The Wash-Sale Rule: A Critical Constraint
The IRS does not allow investors to sell a security at a loss and immediately repurchase the same or a "substantially identical" security within 30 days before or after the sale. This is called the wash-sale rule, and violating it disallows the loss for tax purposes.
In practice, this means if you sell shares of an S&P 500 index fund at a loss, you cannot buy the same fund back within that 61-day window. However, you can buy a similar but not identical fund — such as switching from a Vanguard S&P 500 ETF to a Fidelity or iShares equivalent — to maintain your market exposure while preserving the tax benefit. This is a common and accepted technique in portfolio management.
When to Use Tax Loss Harvesting
Tax loss harvesting is most effective in taxable brokerage accounts — it has no benefit in tax-advantaged accounts like IRAs or 401(k)s since gains in those accounts are already tax-deferred or tax-free. The best times to harvest losses include:
- Market downturns: Broad selloffs create loss opportunities across many positions simultaneously.
- Year-end planning: Review your portfolio in October and November to identify losses before December 31.
- After realizing large gains: If you sold a business, real estate, or concentrated stock position, harvesting losses can offset that event.
- Ongoing portfolio rebalancing: Combine rebalancing with loss harvesting to serve two goals at once.

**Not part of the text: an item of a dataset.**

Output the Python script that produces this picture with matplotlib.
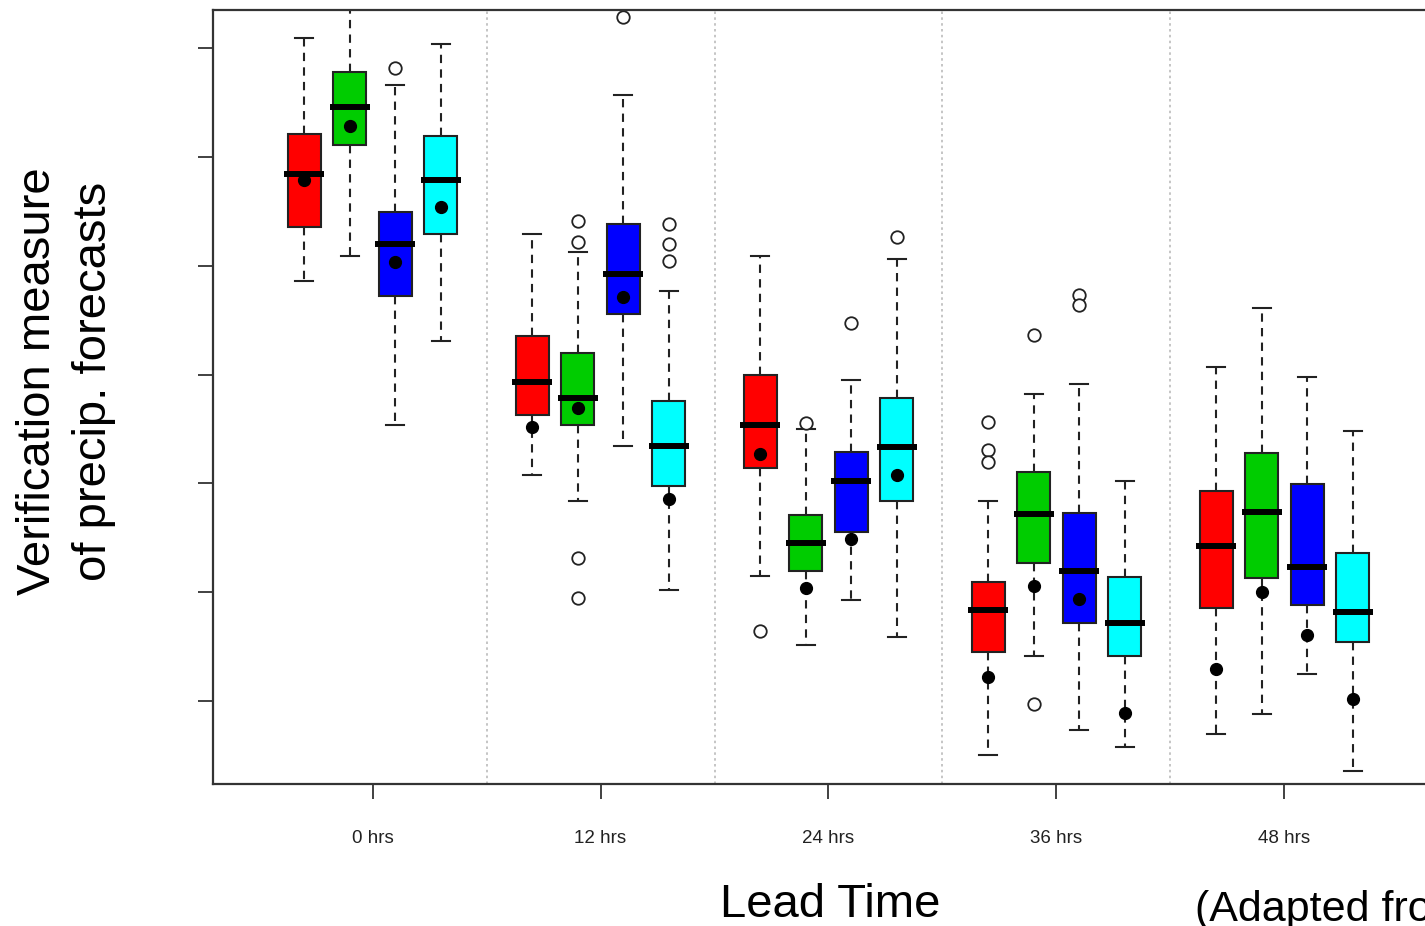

Automating Tax Loss Harvesting with Fintech Tools
One of the most significant advances in fintech over the past decade is the automation of tax loss harvesting. Robo-advisors like Betterment, Wealthfront, and Schwab Intelligent Portfolios scan your taxable portfolio daily, identifying harvesting opportunities the moment they arise — something that would take hours of manual portfolio tracking to replicate.
These platforms automatically sell losing positions, replace them with correlated alternatives to maintain your asset allocation, and repurchase the original securities after the wash-sale window closes. For investors with large taxable portfolios, this continuous monitoring can add meaningful after-tax alpha over time. Some platforms report tax alpha of 0.5% to 1.5% annually, which compounds significantly over decades.
Common Mistakes to Avoid
Even sophisticated investors make errors when executing this strategy. The most common pitfalls include triggering wash sales by buying the same security in an IRA within the 30-day window (the rule applies across all your accounts), harvesting small losses that don't justify the transaction costs, and failing to track the adjusted cost basis of replacement securities. Always account for transaction costs and ensure the tax savings genuinely outweigh any trading fees or disruption to your investment strategy.
Building Tax Efficiency Into Your Long-Term Strategy
Tax loss harvesting is not a one-time fix — it's a discipline. The most successful investors treat it as a routine component of wealth management, alongside asset allocation, rebalancing, and contribution planning. By systematically harvesting losses in down markets, you build a reserve of tax losses that can shelter future gains for years, compounding the benefit over time.
Combined with smart asset location — placing tax-inefficient assets in tax-advantaged accounts and tax-efficient ones in taxable accounts — tax loss harvesting becomes part of a holistic strategy that can meaningfully improve your after-tax returns without taking on additional market risk. The goal is simple: keep more of what the market gives you.